Nos próprios Estados Unidos a contradição é evidente: Donald Trump se elegeu como um outsider em uma posição confortável do ponto de vista retórico. Não era “mais um”, como aqueles do establishment político do bipartidarismo estadunidense, condição que lhe permitiu, aliás, ir de um para outro partido sem grandes problemas.
Mas se era alguém “de fora” dessa arena desgastada, foi também o respiro para que a frustração da população não resultasse em uma alternativa contestatória em relação à forma de se fazer política e ao sistema econômico que sustentava esse modus operandi. Trump, assim como Bolsonaro no Brasil e outros, era a aparente mudança que preservaria tudo como sempre para a alta-roda.
Mas, além de Trump, outras forças se levantaram. Logo em sua posse, em 2017, os Estados Unidos assistiram às maiores manifestações populares desde aquelas realizadas contra a Guerra do Vietnã em oposição ao ideário do novo presidente. Nas midterms, eleições de meio de mandato, lideranças, como Alessandria Ocasio-Cortez e outras deputadas representando segmentos excluídos do ponto de vista institucional, chegaram ao Congresso estadunidense com o apoio de movimentos que encarnavam os ideais de renovação política.
Quando se fala em “renovação”, neste caso, não se trata somente de um recurso discursivo, mas da adoção de iniciativas que englobam desde mecanismos de financiamento que excluam grandes doações, passando pelo diálogo constante com associações e coletivos e horizontalidade de fato na construção de propostas.
Sanders faz parte desse movimento e boa parte de seus apoiadores se baseia genuinamente no slogan de sua campanha: “Não eu, nós”. São pessoas organizadas em movimentos que vão além da militância em períodos eleitorais, resgatando o sentido original da política, de participação.

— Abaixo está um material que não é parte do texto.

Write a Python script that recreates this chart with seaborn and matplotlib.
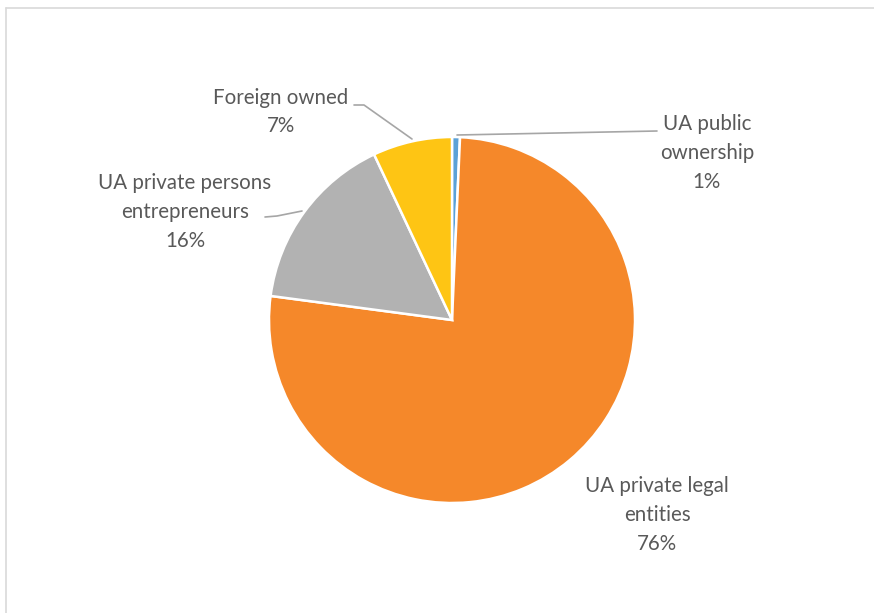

E talvez aí resida o problema para a cúpula do Partido Democrata.
Quando trabalham de forma explícita contra a candidatura de Sanders, os dirigentes da legenda sugerem que talvez seja melhor perder para Trump do que fomentar um movimento que tenha a capacidade de modificar as próprias estruturas do partido e do sistema político-econômico do país. O problema não são apenas as propostas da campanha do senador de Vermont, mas o que ele pode representar em termos de arejamento verdadeiramente democrático, trazendo para o termo desgastado um significado que supere o mero direito a voto.
No Brasil, é possível ver que parte da elite partidária se importa pouco com os fundamentos da democracia formal e trabalha contra qualquer tentativa de expansão dos horizontes da participação direta, do associativismo ou da igualdade de condições dentro das estruturas partidárias e de acesso a recursos de campanha nas eleições. O mesmo comportamento se reproduz entre a elite econômico-financeira, que tolera e/ou colabora com um governo de índole autoritária contanto que seus ganhos sejam preservados ou ampliados. Não à toa, são os mesmos que em diversas ocasiões colaboraram com regimes de exceção. E não hesitarão em fazê-lo de novo.
E pela mesma razão estamentos como os do Partido Democrata dos Estados Unidos temem qualquer iniciativa que busque mudar as regras do jogo. Para eles, é preciso circunscrever a participação, mantendo as aparências, e sem possibilidade de mudanças de fundo.
Neste ponto, o que está em disputa na candidatura de Bernie Sanders são alguns conceitos caros. De um lado, o cenário mostra a necessidade de se batalhar ativamente no campo político o tempo todo, não somente em períodos eleitorais, como muitos acabaram se habituando. É justamente fora desses períodos que existe a possibilidade maior de transformar a correlação de forças. De outro, é necessário ter em vista que nenhuma mudança efetiva virá sem uma resistência grande daqueles que fingem se importar com princípios democráticos, mas que os tratam como mero escudo quando lhes convém.
As eleições nos Estados Unidos já são um ponto de virada para os defensores da luta por uma democracia de fato, pois trazem exemplos de organização e engajamento que podem ser replicados, respeitados os contextos, em outros lugares. Resta saber com que velocidade as transformações virão.